Some prepaid cards may also have restrictions on international transactions or specific merchant categories, which could block cryptocurrency payments. Review the cardholder agreement or contact the card issuer to confirm any limitations before attempting a purchase.

Selecting a Platform for Purchase

After assessing your prepaid card, identify a platform that facilitates Bitcoin purchases. Cryptocurrency exchanges, peer-to-peer (P2P) marketplaces, and even some Bitcoin ATMs may accept prepaid cards. However, acceptance varies significantly, with some exchanges explicitly stating they do not support prepaid cards due to compliance or fraud concerns.

When choosing a platform, consider its reputation and payment acceptance policies. Reputable exchanges detail accepted payment methods and associated fees, which can range from 1% to 10% or more for prepaid card transactions. Compare these fees, as they can substantially impact the final cost of Bitcoin.

Platforms require users to undergo Know Your Customer (KYC) verification. This involves submitting personal identification documents and sometimes proof of address to comply with Anti-Money Laundering (AML) regulations. These KYC requirements are distinct from any limitations imposed by the prepaid card issuer and are a standard practice to prevent financial crimes.

Executing Your Bitcoin Purchase

With a suitable prepaid card and a chosen platform, the actual process of acquiring Bitcoin can begin. The first step involves setting up an account on the selected platform, which typically requires providing an email address and creating a secure password. Many platforms then guide users through their mandatory identity verification process.

This identity verification, or KYC, often entails uploading a government-issued identification document, such as a driver’s license or passport. Users may also need to provide proof of residence, like a utility bill, and sometimes complete a facial recognition scan or “selfie” for biometric verification. This rigorous process is in place to meet regulatory obligations aimed at combating money laundering and terrorist financing.

After successful account verification, users can proceed to link their prepaid card to the account. This usually involves entering the card number, expiration date, and security code, similar to any online purchase. Some platforms may also require the billing address associated with the prepaid card to match the address provided during KYC.

With the card linked, navigate to the “buy crypto” or “deposit” section of the platform. Users will then specify the amount of Bitcoin they wish to purchase, or the amount of funds they intend to spend from their prepaid card.
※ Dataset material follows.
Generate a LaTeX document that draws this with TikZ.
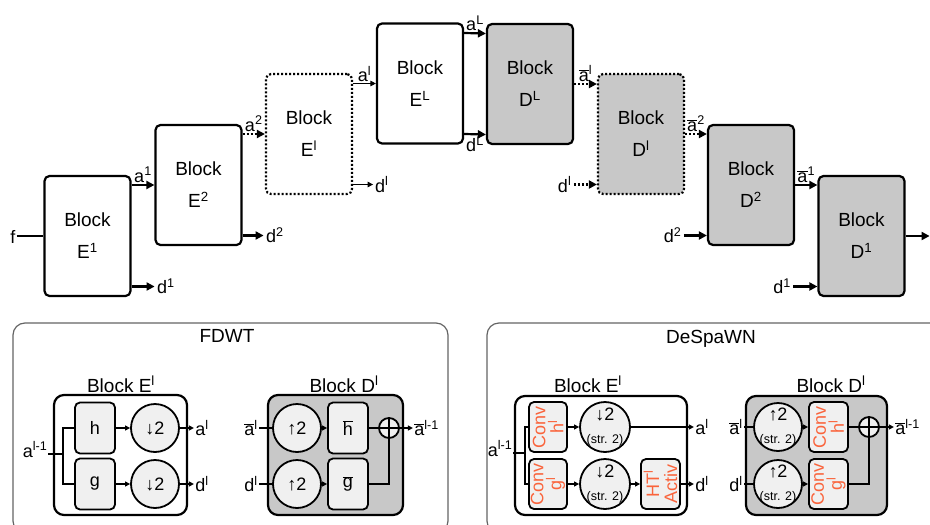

The platform will typically display the equivalent amount of Bitcoin, along with any transaction fees, before final confirmation.

Confirming the transaction initiates the purchase, and the Bitcoin is usually deposited into the user’s platform wallet within minutes to a few hours, depending on network congestion and platform processing times. It is important to remember that the Internal Revenue Service (IRS) treats virtual currency as property for federal income tax purposes.

Any gain or loss from the sale, exchange, or other disposition of Bitcoin is considered a capital gain or loss. Taxpayers are required to report these transactions on IRS Form 8949, Sales and Other Dispositions of Capital Assets, and then summarize them on Schedule D (Form 1040), Capital Gains and Losses. Maintaining accurate records of purchase dates, costs, and sale prices is therefore necessary for tax compliance.